Outer area of S = outer area of S closure, analysis

[missavvy]

Homework Statement

Show that the outer area of S = outer area of the closure of S

Homework Equations

The Attempt at a Solution

I don't really understand 100% the difference between the set S and the closure of S.
I know the closure is S $$\cup$$ $$\partial$$S (the boundary of S), but then what does that mean S is? Since S is not the same as the interior of S or the closure..

Anyways,
Let A denote the outer area.

I'm starting by showing that A(S) $$\leq$$ A(Cls).

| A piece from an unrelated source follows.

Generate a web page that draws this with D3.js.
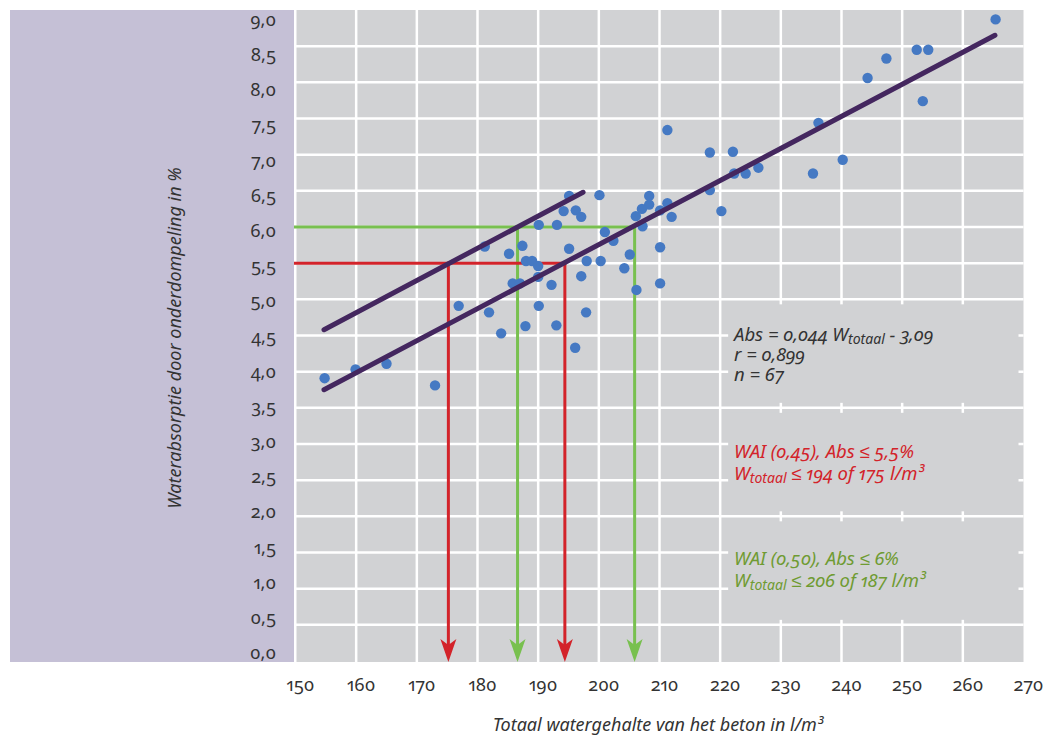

Let a partition of a rectangle which contains R, P= {x_i, y_j} Then
S = upper sum, 1 = characteristic function

S_p(1_s) = $$\sum$$ M_ij A(R_ij)

Where M_ij = sup{1_s(x,y); (x,y) belong to Rij}

I'm trying to figure out how the rectangles are defined in S, is it just R_ij $$\cap$$S?
Then
S_p(1_s) $$\leq$$ $$\sum$$ M_ij A(R_ij) = S_p1_[Cls(S)]
R_ij $$\cap$$ S & R_ij $$\cap$$ $$\partial$$S
Anyways once I show that A(S)$$\leq$$ A(Cls), I think the other inequality will be harder.. any tips?

If possible, could someone maybe describe it as a picture? I find I understand this stuff much better visually..

Thanks :)

 

[Robert1986]

Let's think in R, for a minute. And let's think about the open interval (0,1) in particular. Now, think about placing a divider to the left of 0 and one to the right of 0. Now slide the two dividers together as far as they can go without actually touching either a point of (0,1) or a boundary point of (0,1). The stuff between the dividers is the closure of (0,1). In other words, it is kind of like putting a fence on the boundary points of a set and then saying everything on the inside of the fence, and the fence it self is the closure of that set.

So, open sets do not contain their boundaries, that is the difference.

Can you show that the boundary of a set S takes up no "area" (whatever "area" is)?

 

[missavvy]

Yes, if the boundary has zero content. So if were to show that the area of the boundary, which is a part of the closure, has no area then they would be equal.

 

[Robert1986]

Yes, if the boundary has zero content. So if were to show that the area of the boundary, which is a part of the closure, has no area then they would be equal.

Correct, since the closure of a set consists of the boundary points of the set and the sets interior points.